## Written task
Extract, exactly, the lines from the line containing "Write a web" to the line containing "4.4, 5.2, 5.8];", with both lines included and any pictures left out.

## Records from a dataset
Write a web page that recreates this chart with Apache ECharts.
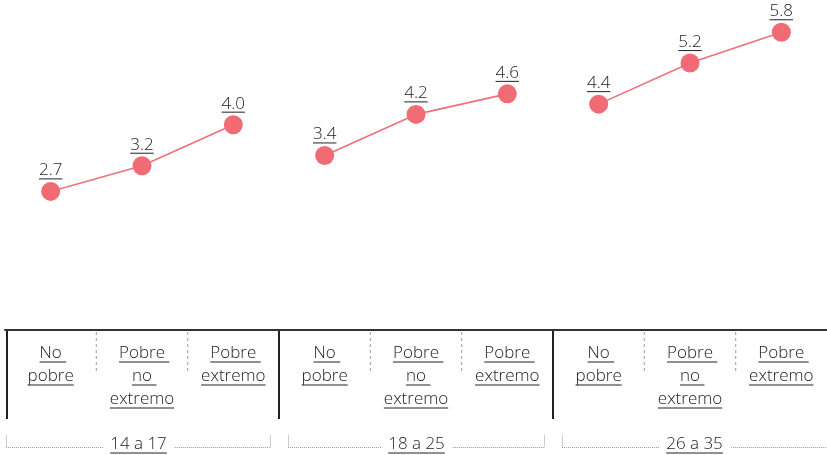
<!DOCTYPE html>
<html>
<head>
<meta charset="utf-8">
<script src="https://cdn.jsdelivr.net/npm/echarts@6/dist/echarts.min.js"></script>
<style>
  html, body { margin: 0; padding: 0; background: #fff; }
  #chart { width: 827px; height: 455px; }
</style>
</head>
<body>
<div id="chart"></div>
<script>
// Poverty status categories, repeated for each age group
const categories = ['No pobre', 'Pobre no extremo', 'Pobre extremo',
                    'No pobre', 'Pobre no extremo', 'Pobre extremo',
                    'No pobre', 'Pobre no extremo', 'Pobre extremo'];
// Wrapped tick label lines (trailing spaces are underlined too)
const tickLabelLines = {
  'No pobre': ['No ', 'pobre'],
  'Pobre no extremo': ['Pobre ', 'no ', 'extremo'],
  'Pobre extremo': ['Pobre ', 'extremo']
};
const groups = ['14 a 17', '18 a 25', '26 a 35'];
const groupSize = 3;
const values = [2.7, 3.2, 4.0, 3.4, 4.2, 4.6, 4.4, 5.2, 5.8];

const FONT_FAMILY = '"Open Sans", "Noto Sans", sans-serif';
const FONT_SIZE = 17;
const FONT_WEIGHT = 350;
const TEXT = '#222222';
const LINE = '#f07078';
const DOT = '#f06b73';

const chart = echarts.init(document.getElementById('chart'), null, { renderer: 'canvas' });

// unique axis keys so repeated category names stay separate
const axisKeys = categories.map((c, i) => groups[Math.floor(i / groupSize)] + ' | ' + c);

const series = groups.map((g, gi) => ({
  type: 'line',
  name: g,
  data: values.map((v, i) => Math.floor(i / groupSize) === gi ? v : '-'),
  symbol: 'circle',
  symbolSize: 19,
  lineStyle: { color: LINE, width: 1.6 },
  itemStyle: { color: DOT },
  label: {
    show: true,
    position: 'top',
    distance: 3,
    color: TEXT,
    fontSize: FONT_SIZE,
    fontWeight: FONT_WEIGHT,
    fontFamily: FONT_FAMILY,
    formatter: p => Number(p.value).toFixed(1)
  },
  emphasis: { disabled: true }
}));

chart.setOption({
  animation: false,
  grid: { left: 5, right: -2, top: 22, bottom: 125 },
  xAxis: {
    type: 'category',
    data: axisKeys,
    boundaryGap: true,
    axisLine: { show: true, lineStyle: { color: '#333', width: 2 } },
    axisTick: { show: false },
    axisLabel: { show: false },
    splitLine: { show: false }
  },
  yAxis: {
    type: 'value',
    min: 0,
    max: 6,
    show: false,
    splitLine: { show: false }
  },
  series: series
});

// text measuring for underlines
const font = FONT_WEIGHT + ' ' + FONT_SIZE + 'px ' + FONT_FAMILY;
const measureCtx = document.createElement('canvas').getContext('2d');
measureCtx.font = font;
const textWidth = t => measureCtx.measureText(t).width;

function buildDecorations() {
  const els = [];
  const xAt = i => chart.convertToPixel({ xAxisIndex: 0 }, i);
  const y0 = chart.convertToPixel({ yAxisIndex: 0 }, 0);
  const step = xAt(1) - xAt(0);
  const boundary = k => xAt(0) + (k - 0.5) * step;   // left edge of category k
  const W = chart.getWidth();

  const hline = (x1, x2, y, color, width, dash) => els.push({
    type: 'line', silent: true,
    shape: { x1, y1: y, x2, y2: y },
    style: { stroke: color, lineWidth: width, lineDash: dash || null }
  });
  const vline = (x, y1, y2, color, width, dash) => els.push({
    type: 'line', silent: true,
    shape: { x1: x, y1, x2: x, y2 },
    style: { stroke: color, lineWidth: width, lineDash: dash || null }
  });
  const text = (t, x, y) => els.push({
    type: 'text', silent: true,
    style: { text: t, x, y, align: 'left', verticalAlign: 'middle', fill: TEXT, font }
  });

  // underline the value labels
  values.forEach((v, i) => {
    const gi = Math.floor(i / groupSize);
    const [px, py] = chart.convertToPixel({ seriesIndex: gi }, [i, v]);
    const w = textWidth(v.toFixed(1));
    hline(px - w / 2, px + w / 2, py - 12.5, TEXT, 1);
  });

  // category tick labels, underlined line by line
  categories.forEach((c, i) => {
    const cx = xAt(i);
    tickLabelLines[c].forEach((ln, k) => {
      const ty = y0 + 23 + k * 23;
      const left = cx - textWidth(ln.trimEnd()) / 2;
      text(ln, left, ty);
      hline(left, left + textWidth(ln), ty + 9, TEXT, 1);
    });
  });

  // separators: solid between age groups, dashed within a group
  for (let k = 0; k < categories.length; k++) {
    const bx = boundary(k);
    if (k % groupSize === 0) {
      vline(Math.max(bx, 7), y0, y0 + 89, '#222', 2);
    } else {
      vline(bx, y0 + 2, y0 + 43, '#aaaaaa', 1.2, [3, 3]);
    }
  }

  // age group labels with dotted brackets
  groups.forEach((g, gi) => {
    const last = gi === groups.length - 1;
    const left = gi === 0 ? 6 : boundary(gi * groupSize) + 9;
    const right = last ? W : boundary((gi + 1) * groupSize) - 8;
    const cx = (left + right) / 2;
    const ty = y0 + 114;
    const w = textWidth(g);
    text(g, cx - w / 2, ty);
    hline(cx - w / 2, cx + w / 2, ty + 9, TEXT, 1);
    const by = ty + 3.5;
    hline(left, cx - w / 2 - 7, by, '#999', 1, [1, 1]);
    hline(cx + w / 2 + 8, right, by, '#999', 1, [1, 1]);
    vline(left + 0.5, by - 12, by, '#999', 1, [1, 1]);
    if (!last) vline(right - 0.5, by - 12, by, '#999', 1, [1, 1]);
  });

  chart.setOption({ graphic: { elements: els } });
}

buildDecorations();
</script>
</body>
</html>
--
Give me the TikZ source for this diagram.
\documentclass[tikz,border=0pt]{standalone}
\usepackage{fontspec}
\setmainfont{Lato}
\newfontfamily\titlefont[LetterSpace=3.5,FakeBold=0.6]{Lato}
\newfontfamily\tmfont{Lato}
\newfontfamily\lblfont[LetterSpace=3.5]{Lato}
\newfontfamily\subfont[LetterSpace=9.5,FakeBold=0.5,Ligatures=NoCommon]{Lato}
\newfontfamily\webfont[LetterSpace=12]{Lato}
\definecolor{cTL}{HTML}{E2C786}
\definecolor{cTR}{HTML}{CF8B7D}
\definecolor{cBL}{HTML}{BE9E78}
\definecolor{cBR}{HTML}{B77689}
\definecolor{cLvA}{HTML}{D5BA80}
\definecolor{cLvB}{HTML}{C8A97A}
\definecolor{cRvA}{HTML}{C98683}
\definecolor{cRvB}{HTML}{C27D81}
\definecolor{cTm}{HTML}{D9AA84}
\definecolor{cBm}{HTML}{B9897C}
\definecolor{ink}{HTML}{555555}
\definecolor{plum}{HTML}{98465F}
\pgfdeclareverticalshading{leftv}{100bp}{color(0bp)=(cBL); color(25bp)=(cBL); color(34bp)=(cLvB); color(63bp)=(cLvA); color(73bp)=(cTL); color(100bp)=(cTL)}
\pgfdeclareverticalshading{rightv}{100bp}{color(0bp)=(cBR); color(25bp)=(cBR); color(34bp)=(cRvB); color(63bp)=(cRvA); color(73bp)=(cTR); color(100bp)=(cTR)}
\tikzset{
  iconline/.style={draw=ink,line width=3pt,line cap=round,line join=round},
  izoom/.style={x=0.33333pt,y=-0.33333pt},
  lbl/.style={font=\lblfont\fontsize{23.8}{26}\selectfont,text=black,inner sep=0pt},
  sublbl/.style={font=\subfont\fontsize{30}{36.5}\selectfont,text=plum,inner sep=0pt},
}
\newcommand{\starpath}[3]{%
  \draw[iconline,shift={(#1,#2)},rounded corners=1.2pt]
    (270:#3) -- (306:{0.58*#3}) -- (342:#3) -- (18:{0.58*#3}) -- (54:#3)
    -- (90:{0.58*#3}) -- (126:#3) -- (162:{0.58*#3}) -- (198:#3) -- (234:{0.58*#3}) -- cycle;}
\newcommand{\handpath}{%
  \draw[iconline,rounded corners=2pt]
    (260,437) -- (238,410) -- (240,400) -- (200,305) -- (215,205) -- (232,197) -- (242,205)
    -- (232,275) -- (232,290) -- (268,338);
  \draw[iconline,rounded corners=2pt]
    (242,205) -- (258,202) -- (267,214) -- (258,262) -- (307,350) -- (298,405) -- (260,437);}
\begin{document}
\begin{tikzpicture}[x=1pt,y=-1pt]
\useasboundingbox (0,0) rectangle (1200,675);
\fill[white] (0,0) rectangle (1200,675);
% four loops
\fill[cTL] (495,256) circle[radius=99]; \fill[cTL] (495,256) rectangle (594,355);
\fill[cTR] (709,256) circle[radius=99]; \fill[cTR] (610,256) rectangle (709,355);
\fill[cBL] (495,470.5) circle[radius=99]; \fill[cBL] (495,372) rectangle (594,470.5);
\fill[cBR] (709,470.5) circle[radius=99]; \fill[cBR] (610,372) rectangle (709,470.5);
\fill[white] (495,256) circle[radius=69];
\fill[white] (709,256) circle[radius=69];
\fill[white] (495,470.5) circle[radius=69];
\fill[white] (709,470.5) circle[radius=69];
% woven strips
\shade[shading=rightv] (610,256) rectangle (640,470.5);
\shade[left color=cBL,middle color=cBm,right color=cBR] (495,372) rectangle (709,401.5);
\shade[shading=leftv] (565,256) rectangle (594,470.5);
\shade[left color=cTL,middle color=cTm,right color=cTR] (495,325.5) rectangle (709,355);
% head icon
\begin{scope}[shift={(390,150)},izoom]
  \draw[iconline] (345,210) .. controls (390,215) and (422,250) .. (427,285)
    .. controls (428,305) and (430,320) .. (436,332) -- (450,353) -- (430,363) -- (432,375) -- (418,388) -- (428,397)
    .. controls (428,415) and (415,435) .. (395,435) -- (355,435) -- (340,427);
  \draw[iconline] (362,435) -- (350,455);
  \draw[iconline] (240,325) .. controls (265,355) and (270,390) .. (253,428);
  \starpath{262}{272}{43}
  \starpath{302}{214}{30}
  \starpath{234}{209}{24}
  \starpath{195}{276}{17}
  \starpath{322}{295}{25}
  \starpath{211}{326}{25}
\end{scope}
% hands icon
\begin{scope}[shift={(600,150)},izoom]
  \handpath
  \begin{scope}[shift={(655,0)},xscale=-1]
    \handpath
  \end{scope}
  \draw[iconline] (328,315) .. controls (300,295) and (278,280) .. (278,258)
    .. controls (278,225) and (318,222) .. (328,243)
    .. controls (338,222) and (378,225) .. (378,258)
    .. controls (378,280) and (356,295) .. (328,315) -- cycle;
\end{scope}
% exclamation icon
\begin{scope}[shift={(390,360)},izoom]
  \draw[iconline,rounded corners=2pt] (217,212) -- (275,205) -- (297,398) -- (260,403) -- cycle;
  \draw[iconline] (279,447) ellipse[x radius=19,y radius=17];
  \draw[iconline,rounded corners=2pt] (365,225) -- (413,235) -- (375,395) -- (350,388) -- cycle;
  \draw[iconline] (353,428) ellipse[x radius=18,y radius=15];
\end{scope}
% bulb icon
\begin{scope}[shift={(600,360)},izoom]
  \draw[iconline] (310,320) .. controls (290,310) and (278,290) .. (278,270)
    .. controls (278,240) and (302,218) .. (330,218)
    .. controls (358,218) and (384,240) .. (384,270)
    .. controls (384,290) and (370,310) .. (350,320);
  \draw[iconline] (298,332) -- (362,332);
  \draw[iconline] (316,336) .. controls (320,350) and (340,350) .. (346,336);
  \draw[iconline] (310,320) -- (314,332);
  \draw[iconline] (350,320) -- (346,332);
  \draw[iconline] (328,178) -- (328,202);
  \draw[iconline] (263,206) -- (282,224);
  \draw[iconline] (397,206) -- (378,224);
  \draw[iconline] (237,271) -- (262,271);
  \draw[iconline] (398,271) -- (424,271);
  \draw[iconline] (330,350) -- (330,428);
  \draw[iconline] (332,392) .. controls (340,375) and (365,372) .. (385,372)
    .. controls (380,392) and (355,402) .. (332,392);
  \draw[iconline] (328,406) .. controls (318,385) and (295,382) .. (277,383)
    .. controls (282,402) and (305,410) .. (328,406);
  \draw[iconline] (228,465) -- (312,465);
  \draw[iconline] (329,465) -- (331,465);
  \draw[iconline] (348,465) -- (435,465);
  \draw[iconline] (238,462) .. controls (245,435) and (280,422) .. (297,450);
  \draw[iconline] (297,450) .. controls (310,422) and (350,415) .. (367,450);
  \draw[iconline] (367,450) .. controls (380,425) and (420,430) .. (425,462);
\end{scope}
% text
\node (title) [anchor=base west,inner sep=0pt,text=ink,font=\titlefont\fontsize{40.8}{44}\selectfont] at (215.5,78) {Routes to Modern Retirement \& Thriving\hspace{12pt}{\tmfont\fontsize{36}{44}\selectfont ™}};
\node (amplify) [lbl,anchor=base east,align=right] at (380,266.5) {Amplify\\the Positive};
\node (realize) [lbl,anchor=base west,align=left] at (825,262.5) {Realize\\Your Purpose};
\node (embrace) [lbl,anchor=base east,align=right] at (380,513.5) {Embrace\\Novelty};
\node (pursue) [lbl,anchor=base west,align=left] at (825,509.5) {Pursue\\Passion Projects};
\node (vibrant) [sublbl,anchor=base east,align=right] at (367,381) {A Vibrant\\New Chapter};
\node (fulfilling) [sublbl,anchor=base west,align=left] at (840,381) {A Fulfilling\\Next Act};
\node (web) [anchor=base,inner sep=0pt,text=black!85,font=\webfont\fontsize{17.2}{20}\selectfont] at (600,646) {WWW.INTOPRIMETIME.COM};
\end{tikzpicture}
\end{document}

## Output for this task
Write a web page that recreates this chart with Apache ECharts.
<!DOCTYPE html>
<html>
<head>
<meta charset="utf-8">
<script src="https://cdn.jsdelivr.net/npm/echarts@6/dist/echarts.min.js"></script>
<style>
  html, body { margin: 0; padding: 0; background: #fff; }
  #chart { width: 827px; height: 455px; }
</style>
</head>
<body>
<div id="chart"></div>
<script>
// Poverty status categories, repeated for each age group
const categories = ['No pobre', 'Pobre no extremo', 'Pobre extremo',
                    'No pobre', 'Pobre no extremo', 'Pobre extremo',
                    'No pobre', 'Pobre no extremo', 'Pobre extremo'];
// Wrapped tick label lines (trailing spaces are underlined too)
const tickLabelLines = {
  'No pobre': ['No ', 'pobre'],
  'Pobre no extremo': ['Pobre ', 'no ', 'extremo'],
  'Pobre extremo': ['Pobre ', 'extremo']
};
const groups = ['14 a 17', '18 a 25', '26 a 35'];
const groupSize = 3;
const values = [2.7, 3.2, 4.0, 3.4, 4.2, 4.6, 4.4, 5.2, 5.8];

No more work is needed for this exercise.